Operator Description Case-Sensitive Example (yields true)
== Equals Yes "aBc" == "aBc"
!= Not equals Yes "abc" != "ABC"
=~ Equals No "abc" =~ "ABC"
!~ Not equals No "aBc" !~ "xyz"
contains RHS occurs as a subsequence of LHS No "FabriKam" contains "BRik"
!contains RHS doesn't occur in LHS No "Fabrikam" !contains "xyz"
contains_cs RHS occurs as a subsequence of LHS Yes "FabriKam" contains_cs "Kam"
!contains_cs RHS doesn't occur in LHS Yes "Fabrikam" !contains_cs "Kam"
endswith RHS is a closing subsequence of LHS No "Fabrikam" endswith "Kam"
!endswith RHS isn't a closing subsequence of LHS No "Fabrikam" !endswith "brik"
endswith_cs RHS is a closing subsequence of LHS Yes "Fabrikam" endswith_cs "kam"
!endswith_cs RHS isn't a closing subsequence of LHS Yes "Fabrikam" !endswith_cs "brik"
has Right-hand-side (RHS) is a whole term in left-hand-side (LHS) No "North America" has "america"
!has RHS isn't a full term in LHS No "North America" !has "amer"
has_all Same as has but works on all of the elements No "North and South America" has_all("south", "north")
has_any Same as has but works on any of the elements No "North America" has_any("south", "north")
has_cs RHS is a whole term in LHS Yes "North America" has_cs "America"
!has_cs RHS isn't a full term in LHS Yes "North America" !has_cs "amer"
hasprefix RHS is a term prefix in LHS No "North America" hasprefix "ame"
!hasprefix RHS isn't a term prefix in LHS No "North America" !hasprefix "mer"
hasprefix_cs RHS is a term prefix in LHS Yes "North America" hasprefix_cs "Ame"
!hasprefix_cs RHS isn't a term prefix in LHS Yes "North America" !hasprefix_cs "CA"
hassuffix RHS is a term suffix in LHS No "North America" hassuffix "ica"
!hassuffix RHS isn't a term suffix in LHS No "North America" !hassuffix "americ"
hassuffix_cs RHS is a term suffix in LHS Yes "North America" hassuffix_cs "ica"
!hassuffix_cs RHS isn't a term suffix in LHS Yes "North America" !hassuffix_cs "icA"
in Equals to one of the elements Yes "abc" in ("123", "345", "abc")
!in Not equals to any of the elements Yes "bca" !in ("123", "345", "abc")
in~ Equals to any of the elements No "Abc" in~ ("123", "345", "abc")
!in~ Not equals to any of the elements No "bCa" !in~ ("123", "345", "ABC")
matches regex LHS contains a match for RHS Yes "Fabrikam" matches regex "b.*k"
startswith RHS is an initial subsequence of LHS No "Fabrikam" startswith "fab"
!startswith RHS isn't an initial subsequence of LHS No "Fabrikam" !startswith "kam"
startswith_cs RHS is an initial subsequence of LHS Yes "Fabrikam" startswith_cs "Fab"
!startswith_cs RHS isn't an initial subsequence of LHS Yes "Fabrikam" !startswith_cs "fab"

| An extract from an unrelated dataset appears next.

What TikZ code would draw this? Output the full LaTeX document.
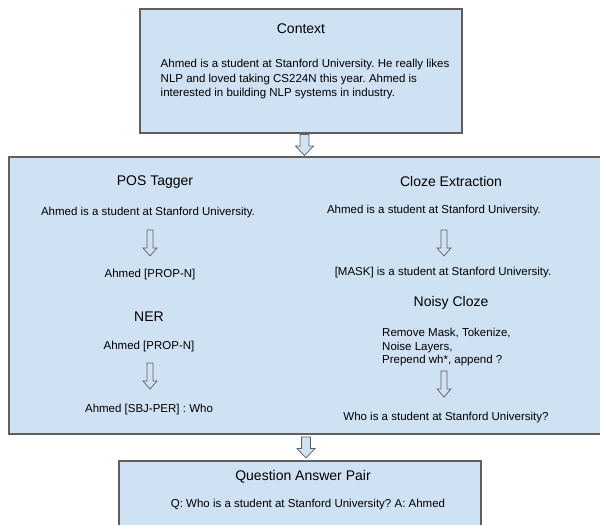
\documentclass[tikz,border=0pt]{standalone}
\usepackage{fontspec}
\setmainfont{Liberation Sans}
\usetikzlibrary{calc}
\frenchspacing

\definecolor{boxblue}{HTML}{CFE2F3}
\definecolor{boxline}{HTML}{5F5F5F}

\begin{document}
\begin{tikzpicture}[
  x=1pt, y=-1pt,
  every node/.style={align=center, inner sep=0pt},
  panel/.style={draw=boxline, fill=boxblue, line width=1.1pt, rectangle},
  heading/.style={font=\fontsize{14}{17}\selectfont},
  body/.style={font=\fontsize{11.5}{14.5}\selectfont},
  arrowline/.style={draw=boxline, fill=boxblue, line width=0.7pt, line join=miter},
  gaparrow/.pic={
    \draw[arrowline] (-4.5,-10.5) -- (4.5,-10.5) -- (4.5,1) -- (9,1) -- (0,10.5)
      -- (-9,1) -- (-4.5,1) -- cycle;
  },
  steparrow/.pic={
    \draw[arrowline] (-3,-13) -- (3,-13) -- (3,5) -- (7,5) -- (0,13)
      -- (-7,5) -- (-3,5) -- cycle;
  }
]
\useasboundingbox (0,0) rectangle (600,525);
\clip (0,0) rectangle (600,525);

% ── context ─────────────────────────────────────────────────────────
\node[panel, minimum width=322pt, minimum height=124pt] (ctx) at (301,71) {};
\node[heading] (ctxtitle) at (301,29) {Context};
\node[body, align=left, anchor=west] (ctxtext) at (160.5,79.5)
  {Ahmed is a student at Stanford University. He really likes\\
   NLP and loved taking CS224N this year. Ahmed is\\
   interested in building NLP systems in industry.};

% ── pipeline panel ──────────────────────────────────────────────────
\node[panel, minimum width=598pt, minimum height=277pt] (pipe) at (308,295.5) {};
\pic at ($(ctx.south)!0.5!(pipe.north)$) {gaparrow};

% left column: POS tagger, then NER
\node[heading] (postitle) at (155,182) {POS Tagger};
\node[body] (posin) at (148,213) {Ahmed is a student at Stanford University.};
\node[body] (posout) at (150,275) {Ahmed [PROP-N]};
\pic at (150,243) {steparrow};

\node[heading] (nertitle) at (149,317) {NER};
\node[body] (nerin) at (149,347) {Ahmed [PROP-N]};
\node[body] (nerout) at (149,410) {Ahmed [SBJ-PER] : Who};
\pic at (150,376) {steparrow};

% right column: cloze extraction, then noisy cloze
\node[heading] (clozetitle) at (451,181) {Cloze Extraction};
\node[body] (clozein) at (434,211) {Ahmed is a student at Stanford University.};
\node[body] (clozeout) at (443,273) {[MASK] is a student at Stanford University.};
\pic at (444,243) {steparrow};

\node[heading] (noisytitle) at (451,303) {Noisy Cloze};
\node[body, align=left, anchor=west, font=\fontsize{11.5}{13.5}\selectfont] (noisysteps) at (382,347.5)
  {Remove Mask, Tokenize,\\
   Noise Layers,\\
   Prepend wh*, append ?};
\node[body] (noisyout) at (446,418) {Who is a student at Stanford University?};
\pic at (444,384) {steparrow};

% ── question answer pair ────────────────────────────────────────────
\node[panel, minimum width=362pt, minimum height=80pt] (qa) at (300,501) {};
\pic at ($(pipe.south)!0.5!(qa.north)+(2,0)$) {gaparrow};
\node[heading] (qatitle) at (303,477) {Question Answer Pair};
\node[body] (qatext) at (308,505)
  {Q: Who is a student at Stanford University? A: Ahmed};

\end{tikzpicture}
\end{document}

All operators containing has search on indexed terms of three or more characters, and not on substring matches. A term is created by breaking up the string into sequences of ASCII alphanumeric characters. See understanding string terms.

Performance tips

For better performance, when there are two operators that do the same task, use the case-sensitive one. For example:

  • Use ==, not =~
  • Use in, not in~
  • Use hassuffix_cs, not hassuffix

For faster results, if you're testing for the presence of a symbol or alphanumeric word that is bound by non-alphanumeric characters, or the start or end of a field, use has or in. has works faster than contains, startswith, or endswith.